March 19, 2020
Millennials and younger generations face a very low risk of dying from COVID-19. But they may be playing a significant role in the spread of coronavirus without realizing it.
Andreas Backhaus, a Belgium economist, examined the age demographics of confirmed coronavirus cases in South Korea and Italy, two of the most-heavily impacted countries. He found stark differences.
In South Korea, people in their 20s accounted for nearly 30% of the country's cases. But in Italy, they only accounted for 3.7%. One possible explanation for that disparity? Italy's testing strategy has failed to reveal younger people with mild or asymptomatic cases.
Backhaus explained on Medium:
"Italy has predominantly been testing people with symptoms of a coronavirus infection, while South Korea has been testing basically everyone since the outbreak had become apparent. Consequently, South Korea has detected more asymptomatic, but positive cases of coronavirus than Italy, in particular among young people."
The frequency of asymptomatic cases – and the contagiousness of asymptomatic people – remains unclear. But U.S. health experts are now saying that asymptomatic and pre-symptomatic transmissions are fueling more coronavirus cases than previously believed.
That poses a danger to the most vulnerable populations – the elderly and people with underlying medical conditions. And it emphasizes the need for younger generations, who are more likely to only develop mild symptoms, to practice social distancing.

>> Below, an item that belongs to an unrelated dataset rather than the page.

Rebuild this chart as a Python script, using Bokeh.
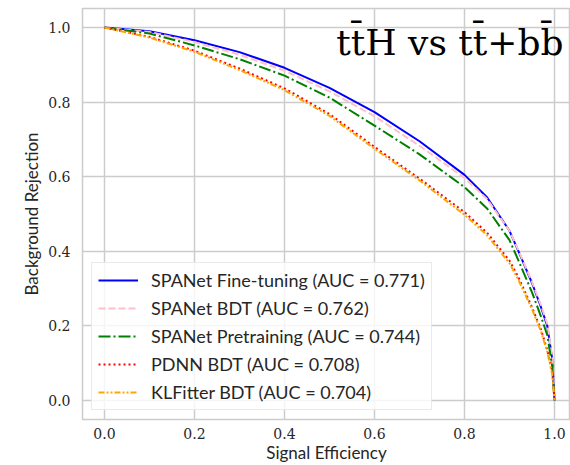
from bokeh.plotting import figure
from bokeh.models import Range1d, FixedTicker, PrintfTickFormatter, Legend, LegendItem, Label
from bokeh.embed import file_html
from bokeh.resources import INLINE

# Signal efficiency grid (x) and background rejection for each model (y)
eff = [0.0, 0.1, 0.2, 0.3, 0.4, 0.5, 0.6, 0.7, 0.8, 0.85, 0.9, 0.92, 0.95, 0.97, 0.984, 0.995, 1.0]
rej_finetune = [1.0, 0.990, 0.966, 0.934, 0.892, 0.838, 0.773, 0.695, 0.605, 0.545, 0.455, 0.400, 0.315, 0.250, 0.200, 0.110, 0.0]
rej_spanet_bdt = [1.0, 0.988, 0.961, 0.927, 0.884, 0.829, 0.762, 0.683, 0.597, 0.540, 0.455, 0.402, 0.318, 0.255, 0.205, 0.115, 0.0]
rej_pretrain = [1.0, 0.984, 0.952, 0.915, 0.871, 0.812, 0.737, 0.660, 0.572, 0.515, 0.430, 0.375, 0.290, 0.225, 0.175, 0.090, 0.0]
rej_pdnn = [1.0, 0.975, 0.938, 0.890, 0.837, 0.768, 0.680, 0.595, 0.505, 0.450, 0.375, 0.330, 0.250, 0.190, 0.135, 0.075, 0.0]
rej_klfitter = [1.0, 0.973, 0.935, 0.886, 0.832, 0.763, 0.675, 0.590, 0.498, 0.443, 0.368, 0.323, 0.245, 0.185, 0.130, 0.070, 0.0]

labels = [
    "SPANet Fine-tuning (AUC = 0.771)",
    "SPANet BDT (AUC = 0.762)",
    "SPANet Pretraining (AUC = 0.744)",
    "PDNN BDT (AUC = 0.708)",
    "KLFitter BDT (AUC = 0.704)",
]
ticks = [0.0, 0.2, 0.4, 0.6, 0.8, 1.0]
title_text = "tt\u0304H vs tt\u0304+bb\u0304"

W, H = 570, 465
LEFT, TOP, BOTTOM = 82, 8, 46
p = figure(width=W, height=H, output_backend="svg", toolbar_location=None,
           min_border_left=LEFT, min_border_right=0, min_border_top=TOP, min_border_bottom=BOTTOM)
frame_w = W - LEFT
p.x_range = Range1d(-0.0489, -0.0489 + frame_w / 450.0)
p.y_range = Range1d(-0.051, 1.051)

p.background_fill_color = "white"
p.outline_line_color = "#cccccc"
p.outline_line_width = 1.5

for ax in (p.xaxis, p.yaxis):
    ax.ticker = FixedTicker(ticks=ticks)
    ax.formatter = PrintfTickFormatter(format="%.1f")
    ax.axis_line_color = None
    ax.major_tick_line_color = None
    ax.minor_tick_line_color = None
    ax.major_tick_out = 0
    ax.major_tick_in = 0
    ax.major_label_text_font = "DejaVu Serif"
    ax.major_label_text_font_size = "14px"
    ax.major_label_text_color = "#262626"
    ax.axis_label_text_font = "Lato"
    ax.axis_label_text_font_size = "17px"
    ax.axis_label_text_font_style = "normal"
    ax.axis_label_text_color = "#262626"

p.xaxis.axis_label = "Signal Efficiency"
p.yaxis.axis_label = "Background Rejection"
p.xaxis.major_label_standoff = 8
p.yaxis.major_label_standoff = 12
p.xaxis.axis_label_standoff = 0
p.yaxis.axis_label_standoff = 3

p.xgrid.grid_line_color = "#cccccc"
p.ygrid.grid_line_color = "#cccccc"
p.xgrid.grid_line_width = 1.5
p.ygrid.grid_line_width = 1.5

r1 = p.line(eff, rej_finetune, line_color="blue", line_width=2)
r2 = p.line(eff, rej_spanet_bdt, line_color="pink", line_width=2, line_dash="7 3")
r3 = p.line(eff, rej_pretrain, line_color="green", line_width=2, line_dash="12 3 2 3")
r4 = p.line(eff, rej_pdnn, line_color="red", line_width=2, line_dash="2 3")
r5 = p.line(eff, rej_klfitter, line_color="orange", line_width=2, line_dash="6 2 2 2 2 2")

legend = Legend(items=[LegendItem(label=l, renderers=[r]) for l, r in zip(labels, [r1, r2, r3, r4, r5])],
                location="bottom_left", margin=9, padding=6, spacing=6,
                glyph_width=40, glyph_height=20, label_height=20, label_standoff=13,
                label_text_font="Lato", label_text_font_size="18px", label_text_color="#262626",
                background_fill_color="white", background_fill_alpha=0.8,
                border_line_color="#d6d6d6", border_line_width=1)
p.add_layout(legend, "center")

title = Label(x=1.02, y=0.96, text=title_text, text_align="right", text_baseline="alphabetic",
              text_font="DejaVu Serif", text_font_size="36px", text_color="black")
p.add_layout(title)

open("out.html", "w").write(file_html(p, INLINE))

"For the asymptomatic people, are they as contagious as the symptomatic people? Probably not," Dr. Peter Axelrod, an infectious disease specialist at Temple University Hospital, told PhillyVoice. "But if you have 10 people who are less contagious, that's probably worse than having three people who are more contagious."
Dr. Deborah Birx, the White House coronavirus response coordinator, acknowledged Monday that there is "a large group" of people who are asymptomatic or have mild cases of COVID-19.
That reality spurred the Trump administration to recommend people of all ages avoid unnecessary travel and refrain from visiting bars and restaurants. Various states, including Pennsylvania and New Jersey, have instructed all schools and non-essential businesses to close.
Birx particularly urged millennials to practice social distancing even if they're feeling healthy. She asked them to keep gatherings to less than 10 people – even within their homes.
"They are the core group that will stop this virus," Birx said at a news briefing. "They’re the group that communicates successfully, independent of picking up a phone. They intuitively know how to contact each other without being in large social gatherings."
Donovan Mitchell, a 23-year-old NBA player who tested positive for coronavirus, told "Good Morning America" that he hasn't developed any symptoms. He has used Twitter to urge people to stay inside their homes, noting his disappointment that many bars and beaches were packed last weekend.
"I could walk down the street (and) if it wasn't public knowledge that I was sick, you wouldn't know it," Mitchell said. "I think that's the scariest part about this virus. You may seem fine, be fine. And you never know who you may be talking to, who they're going home to.
I’m seeing people still out and going to bars clubs restaurants beaches etc... as a country let’s help others and stay inside 🙏🏾🙏🏾— Donovan Mitchell (@spidadmitchell) March 17, 2020
The United States had 9,345 coronavirus cases, including 137 deaths through Wednesday. Pennsylvania had 155 cases; New Jersey had 427 including three deaths.
Several international studies have affirmed that asymptomatic and pre-symptomatic transmissions may be occurring at significant rates.
One study estimated that 48% to 66% of a cluster of 91 coronavirus cases in Singapore were contracted from people who did not yet have symptoms. It also found that 62% to 77% of a cluster of 135 coronavirus cases in Tianjin, China came from people who were pre-symptomatic.
In the United States, asymptomatic transmission at a Biogen company meeting is believed to have sparked an outbreak of several dozen cases in Massachusetts.
Halting such spread – and mitigating the death toll – requires the more stringent strategies being implemented across the United States, Axelrod said. But he acknowledged they carry personal, logistical and economic consequences.
"I think they're a gigantic pain in the neck," the Temple doctor said. "I think they're very difficult for people financially, especially people who don't get paid if they don't show up for work. I think they're horrible, but I think they're a good idea. ... I can't think of any other way of containing this, short of a vaccine, which we don't have."
Though most younger adults can weather the effects of the coronavirus, people older than 60 are at increased risk of severe illness. The situations in Italy and South Korea underscore this difference.
"If the virus spreads predominantly among young people, as appears to have been the case in South Korea, there is no immediate risk of collapse to the hospitals," Backhaus wrote. "However, if it spreads to the old population, as in Italy, collapse is looming; and it might be a matter of days."